The old-growth forest, named after the author of the poem "Trees," is a favorite place that we have hiked often before. Many of the trees here are 400 years old, some more than 20 feet in circumference and 100 feet fall.
I think that I shall never see
A poem lovely as a tree.
A tree whose hungry mouth is prest
Against the earth’s sweet flowing breast;
A tree that looks at God all day,
And lifts her leafy arms to pray;
A tree that may in Summer wear
A nest of robins in her hair;
Upon whose bosom snow has lain;
Who intimately lives with rain.
Poems are made by fools like me,
But only God can make a tree.
The loop trail passes between these huge giants that soar overhead, poplars mostly, all hardwoods since the hemlocks were destroyed several years ago by the hemlock woolly adelgid; their fallen trunks lie scattered all around us.

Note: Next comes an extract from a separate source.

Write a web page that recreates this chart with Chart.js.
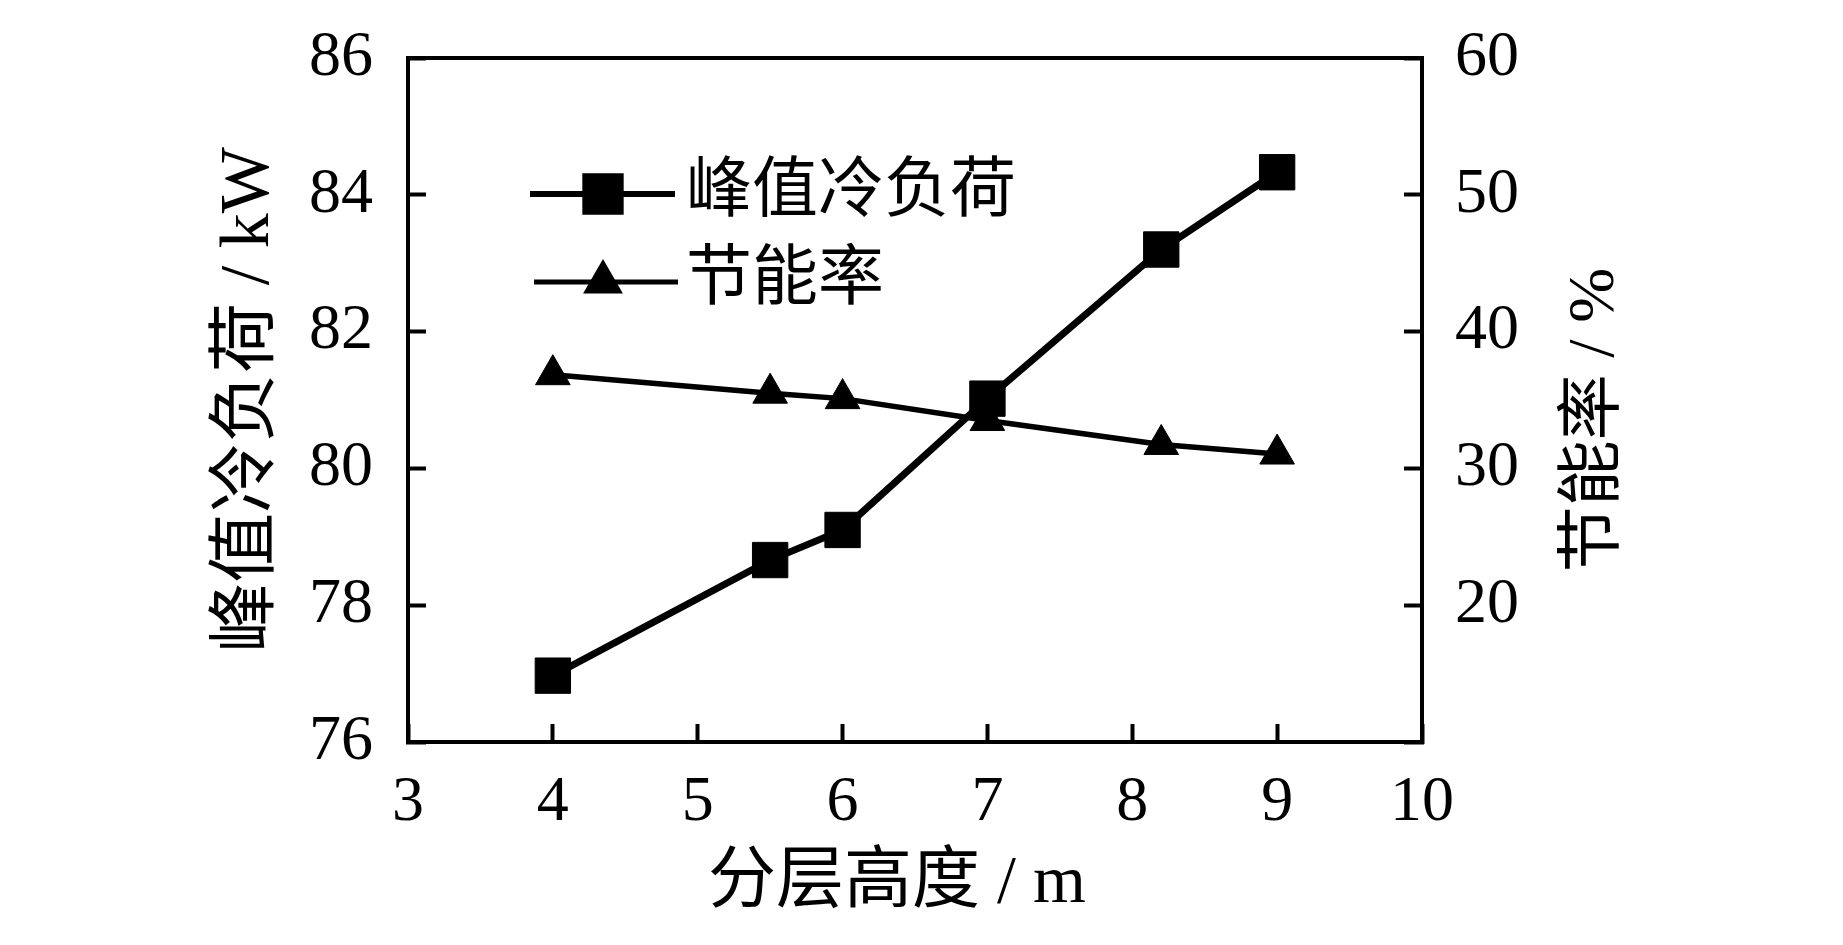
<!DOCTYPE html>
<html>
<head>
<meta charset="utf-8">
<script src="https://cdn.jsdelivr.net/npm/chart.js@4.4.1/dist/chart.umd.min.js"></script>
<style>
  html, body { margin: 0; padding: 0; background: #fff; }
  canvas { display: block; }
</style>
</head>
<body>
<canvas id="layerChart" width="1843" height="945"></canvas>
<script>
// data
const layerHeights = [4, 5.5, 6, 7, 8.2, 9];            // 分层高度 / m
const peakLoad = [76.97, 78.66, 79.1, 81.02, 83.2, 84.33]; // 峰值冷负荷 / kW
const savingRate = [36.85, 35.5, 35.1, 33.5, 31.75, 31.05]; // 节能率 / %

const seriesNames = ['峰值冷负荷', '节能率'];
const xTitle = '分层高度 / m';
const yLeftTitle = '峰值冷负荷 / kW';
const yRightTitle = '节能率 / %';

const fontFamily = "'Liberation Serif', 'Noto Sans CJK SC', serif";

// keep the plot box where the figure has it
function noPad(scale) {
    scale.paddingTop = 0;
    scale.paddingBottom = 0;
    scale.paddingLeft = 0;
    scale.paddingRight = 0;
}

// x title sits a bit left of centre, right title reads bottom-to-top,
// and the legend shows line + marker
const extrasPlugin = {
    id: 'extras',
    afterDraw(chart) {
        const c = chart.ctx;
        c.save();
        c.fillStyle = '#000';
        c.textAlign = 'center';
        c.textBaseline = 'middle';
        c.font = '68px ' + fontFamily;
        c.fillText(xTitle, 897, 884);
        c.font = '66px ' + fontFamily;
        c.translate(1596, 420);
        c.rotate(-Math.PI / 2);
        c.fillText(yRightTitle, 0, 0);
        c.restore();

        const rows = [
            { y: 194, x1: 530, x2: 675, lw: 6, style: 'rect', r: 25 },
            { y: 282, x1: 534, x2: 678, lw: 5, style: 'triangle', r: 18 }
        ];
        rows.forEach((row, i) => {
            c.save();
            c.strokeStyle = '#000';
            c.lineWidth = row.lw;
            c.beginPath();
            c.moveTo(row.x1, row.y);
            c.lineTo(row.x2, row.y);
            c.stroke();
            c.fillStyle = '#000';
            Chart.helpers.drawPoint(c, { pointStyle: row.style, radius: row.r, borderWidth: 1, rotation: 0 }, 603, row.y);
            c.fill();
            c.font = '66px ' + fontFamily;
            c.textAlign = 'left';
            c.textBaseline = 'middle';
            c.fillText(chart.data.datasets[i].label, 686, row.y);
            c.restore();
        });
    }
};

const ctx = document.getElementById('layerChart').getContext('2d');
const layerChart = new Chart(ctx, {
    type: 'line',
    data: {
        datasets: [{
            label: seriesNames[0],
            data: layerHeights.map((h, i) => ({ x: h, y: peakLoad[i] })),
            yAxisID: 'y',
            borderColor: '#000',
            backgroundColor: '#000',
            borderWidth: 7,
            pointStyle: 'rect',
            pointRadius: 25,
            pointBorderWidth: 1,
            tension: 0
        }, {
            label: seriesNames[1],
            data: layerHeights.map((h, i) => ({ x: h, y: savingRate[i] })),
            yAxisID: 'y2',
            borderColor: '#000',
            backgroundColor: '#000',
            borderWidth: 5.5,
            pointStyle: 'triangle',
            pointRadius: 20,
            pointBorderWidth: 1,
            tension: 0
        }]
    },
    options: {
        responsive: false,
        animation: false,
        devicePixelRatio: 1,
        layout: { padding: { left: 208, right: 0, top: 58, bottom: 26 } },
        plugins: {
            legend: { display: false },
            tooltip: { enabled: false }
        },
        scales: {
            x: {
                type: 'linear',
                position: 'bottom',
                min: 3,
                max: 10,
                ticks: { stepSize: 1, color: '#000', padding: 41, font: { family: fontFamily, size: 64 } },
                grid: { drawOnChartArea: false, tickLength: -18, tickWidth: 4, color: '#000' },
                border: { color: '#000', width: 4 },
                afterFit(scale) { scale.height = 177; noPad(scale); }
            },
            xTop: {
                type: 'linear',
                position: 'top',
                min: 3,
                max: 10,
                ticks: { display: false },
                grid: { drawOnChartArea: false, drawTicks: false },
                border: { color: '#000', width: 4 },
                afterFit(scale) { scale.height = 0; noPad(scale); }
            },
            y: {
                type: 'linear',
                position: 'left',
                min: 76,
                max: 86,
                ticks: { stepSize: 2, color: '#000', padding: 53, font: { family: fontFamily, size: 64 } },
                grid: { drawOnChartArea: false, tickLength: -18, tickWidth: 4, color: '#000' },
                border: { color: '#000', width: 4 },
                title: { display: true, text: yLeftTitle, color: '#000', padding: 0, font: { family: fontFamily, size: 70, lineHeight: 1.2 } },
                afterFit(scale) { scale.width = 200; noPad(scale); }
            },
            y2: {
                type: 'linear',
                position: 'right',
                min: 10,
                max: 60,
                ticks: {
                    stepSize: 10, color: '#000', padding: 51, font: { family: fontFamily, size: 64 },
                    callback: v => (v === 10 ? '' : v)
                },
                grid: { drawOnChartArea: false, tickLength: -18, tickWidth: 4, color: '#000' },
                border: { color: '#000', width: 4 },
                afterFit(scale) { scale.width = 421; noPad(scale); }
            }
        }
    },
    plugins: [extrasPlugin]
});
</script>
</body>
</html>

As the trail loops upward and around, we noticed that there is a shorter trail going directly up to each of the trees, as if made by reverent hikers who want to approach them and touch them in worship, lean up against them and feel the rough bark on your back.
After the hike, we took a long ramble in the Mini, around Cheoah Lake, the outflow from Fontana Dam, finally crossing over below the dam and stopping at Fontana Village to eat our picnic lunch (which, together with dinner and breakfast, Snowbird Lodge provides). We know a little place there with a picnic table where we have eaten lunch many times in the past.
At last we returned to the Lodge, and had some time to relax on the screened-in porch there, where we have lovely memories of being trapped in a summer rain shower. But it did not rain on this perfect, cloudless day.